Dry, bitter beers, he suggests, are simply better suited to our climate than ‘soft sweet beer’ — an argument we don’t quite follow, if we’re honest.
But, anyway, that’s stage one of homogenisation, driven by national consolidation and distribution, and countrywide marketing: everyone drinking the same style whether town or country, north or south, toff or scruff.
Then in the last paragraphs of the book he forecasts (or, rather, fails to forecast) stage two: in the midst of a great push that saw lager’s share of the UK market creep up from less than 2 per cent to 7 per cent by the end of the decade he suggests a certain scepticism about its suitability for the English weather. He was wrong, and lager now makes up something like 70 per cent of the market in the UK, and the vast majority of the global market.
On a related note, Alec Latham has an interesting post on lager in the UK at Mostly About Beer in which he observes that ‘Lambic has leap-frogged Lager’. (It’ll make sense when you read it.) If not exactly a return to local tastes as described by Monckton the failure of new breweries to engage with the market for lager does at least suggest — in some small way, in odd ways — some sort of shift.

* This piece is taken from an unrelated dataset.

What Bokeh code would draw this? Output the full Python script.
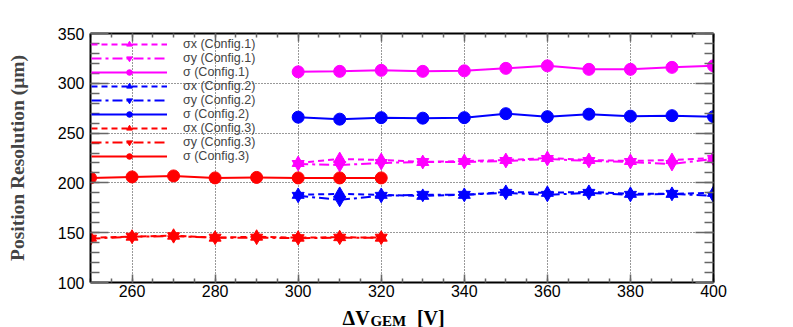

And, while we’re pointing outwards, here’s a thought on a declaration by Carlsberg’s chief executive Julian Momen that the Danish giant is considering acquiring a UK craft brewery. Rather than join the (admittedly fun) game of guessing at specific breweries that might be in the frame we’ll just observer that previous UK acquisitions by global players have tended to be conservative. Camden, Meantime and Sharp’s all had strong brands popular in mainstream outlets; flagship beers at accessible strength (under 5% ABV); in classic styles (lager, bitter, pale ale); and straightforward, easy-drinking takes on those styles at that. (We’re being polite to Doom Bar, there.) In other words, breweries that already act ‘global’ seem more likely candidates than those that go out of their way to express any particular local or otherwise distinct character.